U.S. tariffs meant to protect industry cutting earnings of this Whatcom employer
U.S. aluminum tariffs that were meant to protect the industry from foreign competitors are instead taking a bite out of the earnings of the nation’s largest producer.
Alcoa Corp. lowered its 2018 profit projection as tariffs on imported aluminum present what Chief Executive Officer Roy Harvey is calling a “significant” headwind. The manufacturer has been hit with $15 million in costs so far on material it produced mostly in Canada and shipped to the U.S. The company also cited higher energy costs and lower aluminum prices for the cut.
Aloca has an aluminum smelter facility near Ferndale. At the end of 2017, Alcoa Intalco Works employed nearly 700 people in Whatcom County.
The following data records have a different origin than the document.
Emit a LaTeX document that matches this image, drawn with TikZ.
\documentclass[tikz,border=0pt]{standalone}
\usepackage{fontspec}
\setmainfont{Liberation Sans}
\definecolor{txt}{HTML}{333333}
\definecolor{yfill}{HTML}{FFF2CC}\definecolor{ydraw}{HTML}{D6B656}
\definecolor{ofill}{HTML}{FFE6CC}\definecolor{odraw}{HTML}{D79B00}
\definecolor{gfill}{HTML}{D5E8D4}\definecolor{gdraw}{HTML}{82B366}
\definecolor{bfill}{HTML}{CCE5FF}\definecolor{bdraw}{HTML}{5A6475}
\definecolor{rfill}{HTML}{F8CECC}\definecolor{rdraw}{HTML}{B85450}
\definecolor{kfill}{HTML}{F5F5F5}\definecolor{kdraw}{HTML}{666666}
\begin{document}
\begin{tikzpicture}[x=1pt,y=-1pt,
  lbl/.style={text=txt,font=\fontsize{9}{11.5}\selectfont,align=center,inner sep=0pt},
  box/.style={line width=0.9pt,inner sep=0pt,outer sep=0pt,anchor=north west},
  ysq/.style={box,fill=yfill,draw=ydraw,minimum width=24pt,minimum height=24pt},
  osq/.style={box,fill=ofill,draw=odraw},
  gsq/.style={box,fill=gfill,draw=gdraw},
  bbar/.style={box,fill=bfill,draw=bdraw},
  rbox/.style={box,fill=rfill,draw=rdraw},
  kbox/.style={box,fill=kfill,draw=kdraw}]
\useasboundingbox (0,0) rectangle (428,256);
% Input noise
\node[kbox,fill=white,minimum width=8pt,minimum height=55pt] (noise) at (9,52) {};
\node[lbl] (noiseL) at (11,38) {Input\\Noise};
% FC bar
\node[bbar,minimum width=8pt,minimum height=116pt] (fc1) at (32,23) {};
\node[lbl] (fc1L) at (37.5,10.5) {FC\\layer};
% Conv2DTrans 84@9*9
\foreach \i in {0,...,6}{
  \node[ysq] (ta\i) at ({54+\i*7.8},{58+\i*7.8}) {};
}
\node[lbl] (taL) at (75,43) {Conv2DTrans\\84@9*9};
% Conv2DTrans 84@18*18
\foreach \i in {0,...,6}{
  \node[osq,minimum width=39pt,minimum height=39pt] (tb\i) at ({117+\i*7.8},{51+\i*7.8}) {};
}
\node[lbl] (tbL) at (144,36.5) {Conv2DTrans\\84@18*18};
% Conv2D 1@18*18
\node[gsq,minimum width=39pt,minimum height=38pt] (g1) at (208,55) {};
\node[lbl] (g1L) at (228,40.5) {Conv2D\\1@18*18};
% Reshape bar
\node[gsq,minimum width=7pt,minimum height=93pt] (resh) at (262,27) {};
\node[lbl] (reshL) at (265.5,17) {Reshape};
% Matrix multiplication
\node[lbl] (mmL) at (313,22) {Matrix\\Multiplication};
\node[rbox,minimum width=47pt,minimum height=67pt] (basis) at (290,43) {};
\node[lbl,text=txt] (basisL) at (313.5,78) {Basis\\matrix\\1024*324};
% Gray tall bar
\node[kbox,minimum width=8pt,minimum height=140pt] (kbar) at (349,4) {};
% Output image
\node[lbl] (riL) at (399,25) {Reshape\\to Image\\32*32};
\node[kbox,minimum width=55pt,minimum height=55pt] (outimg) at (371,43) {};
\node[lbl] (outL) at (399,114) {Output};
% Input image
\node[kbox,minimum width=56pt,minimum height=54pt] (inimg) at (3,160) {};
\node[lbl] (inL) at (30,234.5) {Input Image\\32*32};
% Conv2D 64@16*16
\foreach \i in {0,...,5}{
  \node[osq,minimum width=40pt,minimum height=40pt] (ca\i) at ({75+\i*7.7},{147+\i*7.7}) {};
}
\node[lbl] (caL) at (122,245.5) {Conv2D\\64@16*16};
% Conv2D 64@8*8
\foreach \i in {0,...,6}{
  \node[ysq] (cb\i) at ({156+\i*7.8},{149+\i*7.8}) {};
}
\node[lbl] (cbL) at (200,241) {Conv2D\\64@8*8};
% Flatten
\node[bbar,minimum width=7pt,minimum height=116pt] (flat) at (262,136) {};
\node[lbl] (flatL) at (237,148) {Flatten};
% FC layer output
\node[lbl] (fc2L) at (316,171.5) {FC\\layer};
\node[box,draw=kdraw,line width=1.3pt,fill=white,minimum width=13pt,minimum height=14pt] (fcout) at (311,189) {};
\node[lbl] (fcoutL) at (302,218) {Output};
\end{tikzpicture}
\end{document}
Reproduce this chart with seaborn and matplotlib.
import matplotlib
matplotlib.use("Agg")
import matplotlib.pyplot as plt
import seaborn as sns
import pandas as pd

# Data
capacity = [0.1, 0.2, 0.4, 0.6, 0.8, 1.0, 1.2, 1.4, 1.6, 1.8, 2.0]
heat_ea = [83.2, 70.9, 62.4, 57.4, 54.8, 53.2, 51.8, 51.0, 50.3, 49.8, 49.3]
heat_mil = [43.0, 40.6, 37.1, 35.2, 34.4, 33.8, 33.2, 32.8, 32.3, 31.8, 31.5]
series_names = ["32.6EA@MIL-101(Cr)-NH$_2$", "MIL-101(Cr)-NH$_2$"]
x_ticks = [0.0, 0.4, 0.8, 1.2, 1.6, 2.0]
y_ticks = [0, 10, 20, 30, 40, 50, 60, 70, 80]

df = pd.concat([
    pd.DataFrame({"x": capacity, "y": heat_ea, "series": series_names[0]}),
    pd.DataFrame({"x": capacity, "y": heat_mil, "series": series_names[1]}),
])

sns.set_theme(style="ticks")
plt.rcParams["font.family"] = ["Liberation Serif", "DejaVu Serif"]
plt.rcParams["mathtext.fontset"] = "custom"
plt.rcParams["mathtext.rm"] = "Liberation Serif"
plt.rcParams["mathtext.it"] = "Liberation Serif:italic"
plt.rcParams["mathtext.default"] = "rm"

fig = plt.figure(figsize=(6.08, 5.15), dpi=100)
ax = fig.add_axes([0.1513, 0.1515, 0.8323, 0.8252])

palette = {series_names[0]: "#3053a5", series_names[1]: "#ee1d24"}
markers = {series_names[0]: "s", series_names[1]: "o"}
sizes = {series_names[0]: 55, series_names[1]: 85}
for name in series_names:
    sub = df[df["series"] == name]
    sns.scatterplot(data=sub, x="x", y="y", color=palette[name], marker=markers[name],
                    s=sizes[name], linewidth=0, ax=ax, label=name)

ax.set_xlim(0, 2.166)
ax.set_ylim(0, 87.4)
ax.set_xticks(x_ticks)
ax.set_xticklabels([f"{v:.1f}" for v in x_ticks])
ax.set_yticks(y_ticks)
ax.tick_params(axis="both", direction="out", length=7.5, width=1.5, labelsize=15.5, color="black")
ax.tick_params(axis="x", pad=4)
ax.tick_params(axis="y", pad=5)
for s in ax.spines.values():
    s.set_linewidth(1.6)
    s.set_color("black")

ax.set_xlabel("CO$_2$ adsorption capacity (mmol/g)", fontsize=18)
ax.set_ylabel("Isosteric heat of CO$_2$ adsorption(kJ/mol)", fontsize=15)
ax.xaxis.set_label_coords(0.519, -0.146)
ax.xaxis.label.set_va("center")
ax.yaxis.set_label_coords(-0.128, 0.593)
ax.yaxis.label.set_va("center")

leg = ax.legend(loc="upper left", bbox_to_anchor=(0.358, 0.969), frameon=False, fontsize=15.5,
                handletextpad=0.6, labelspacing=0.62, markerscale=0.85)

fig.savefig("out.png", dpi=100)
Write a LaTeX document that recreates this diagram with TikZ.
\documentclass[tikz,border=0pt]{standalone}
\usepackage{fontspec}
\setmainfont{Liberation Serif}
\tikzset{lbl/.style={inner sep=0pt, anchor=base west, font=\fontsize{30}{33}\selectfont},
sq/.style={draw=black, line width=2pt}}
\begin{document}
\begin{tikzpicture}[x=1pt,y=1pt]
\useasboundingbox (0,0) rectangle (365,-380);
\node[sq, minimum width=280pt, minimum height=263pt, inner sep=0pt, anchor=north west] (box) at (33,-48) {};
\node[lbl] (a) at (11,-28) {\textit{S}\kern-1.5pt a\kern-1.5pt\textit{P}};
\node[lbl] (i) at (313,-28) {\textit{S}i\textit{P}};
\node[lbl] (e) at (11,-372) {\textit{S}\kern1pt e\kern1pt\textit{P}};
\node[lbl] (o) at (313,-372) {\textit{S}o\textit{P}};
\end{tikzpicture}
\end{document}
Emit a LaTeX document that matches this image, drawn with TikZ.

The forecast adds to concerns for commodity investors over the potential impact of the tariffs, with metal prices and producer shares languishing amid growing concern that a trade war could hamper economic growth. Harvey zeroed in on the levies slapped on shipments from Canada, where Alcoa was expected to make 28 percent of its primary aluminum this year, according to Bloomberg Intelligence.
“Everyone assumed as did we that there would be an exception in place for Canadian production, so that has turned out not to be the case and that is a pretty significant impact for us,” Harvey said in a phone interview.
Adjusted earnings before interest, tax, depreciation and amortization is forecast to be $3 billion to $3.2 billion, down from a previous estimate of $3.5 billion to $3.7 billion, Alcoa said in a statement Wednesday.
Harvey said that while demand remains robust, there are concerns that industrial customers could eventually move operations outside of the U.S. so they can buy metal that’s not subject to the duties.
At the same time, the Pittsburgh-based manufacturer reported higher-than-expected sales and earnings for the second quarter.
Aluminum has slipped about 26 percent from an almost seven-year high reached in April in the wake of U.S. sanctions on Russian producer United Co. Rusal.
“The guidance cut is mostly due to lower commodity prices as Alcoa’s guidance is based on current prices, but higher energy costs and U.S. tariffs were also factors,” Chris LaFemina, an analyst with Jefferies who rates the stock a “buy,” said in a note.
The company also said it sees a deeper global production shortage in the metal this year as it pared its outlook for excess supply coming out of China.
Demand will exceed supply by 1.1 million to 1.5 million metric tons, Alcoa said Wednesday in its earnings presentation. That compares with an April forecast for a deficit of 600,000 to 1 million tons.